What is the most shocking about this fiction posing as news is the Times' willingness to jeopardize not only its own reputation, but also the reputation of a 20-year-plus professional appraiser because Nelson solidly refuted the flawed data that supported the Promise. The Times deliberately attempted to undermine Nelson's expertise in risk assessment in order to discredit him as a reliable source of information on the Promise. And it was willing to do this at the expense of accuracy, verification, and truth. In other words, it has finally dropped all pretenses that its readers are of any consequence compared to its advertisers.

This era of blatant lying in the moment, rationalized by offenders' belief in the short-term memories of voters, is getting out of control. Reporter Brecht and his equally culpable Editor Steve Thomas actually justified running this article by saying that the bank would have no reason to accuse Nelson, nor would the Gills because they had no stake in the Promise. This rationale assumes that connecting the two issues (the appraisal of the Blackhawk Hotel and the Davenport Promise) even has validity. It only becomes valid in the light of the smear campaign the Times perpetrated by connecting them in the first place on the eve of the vote.

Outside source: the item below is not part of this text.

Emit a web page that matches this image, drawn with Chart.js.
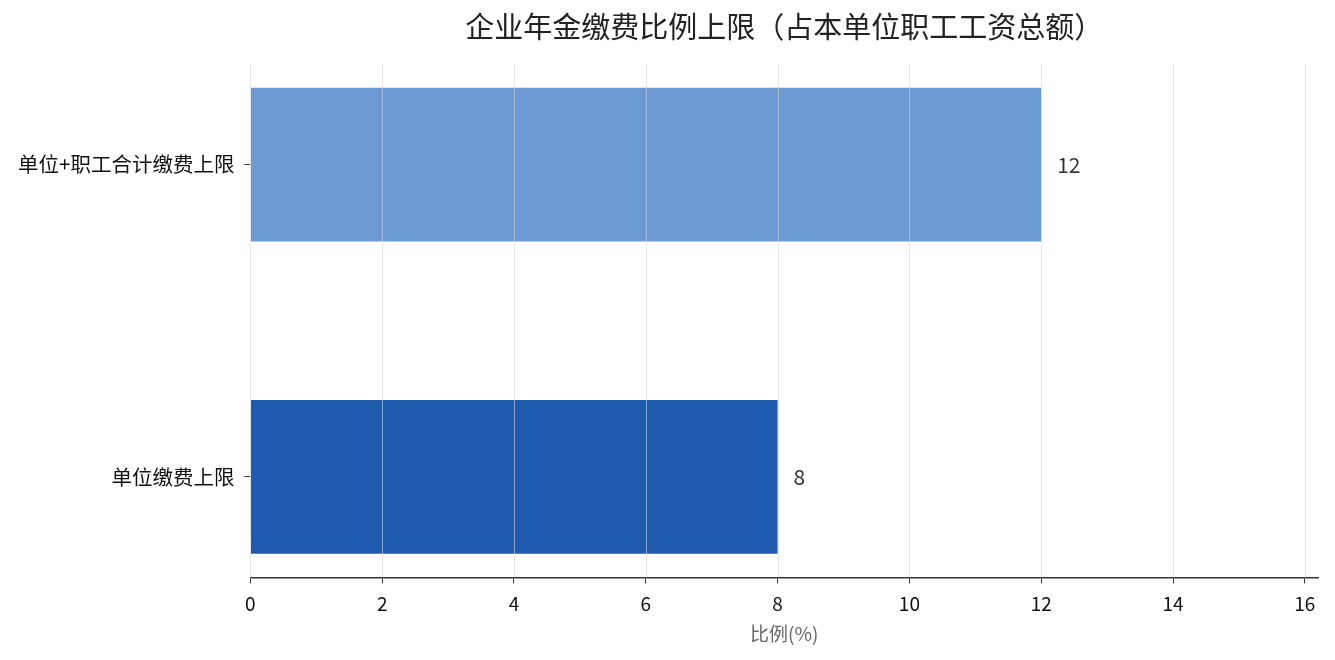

To further assume that the bank, or the Gills for that matter, have no reason to make any kind of false claim regarding the appraisal is patently irresponsible. That is why journalists investigate and verify. Reporter Brecht's fiction is so full of holes, so irresponsible -- in its complete lack of objectivity and corroboration, and an absurd reliance on hearsay no less than five people deep, not to mention the abundance of misinformation that abounds -- that to publish this anywhere outside of the editorial page reflects a gross departure from integrity to date by an already highly suspect enterprise.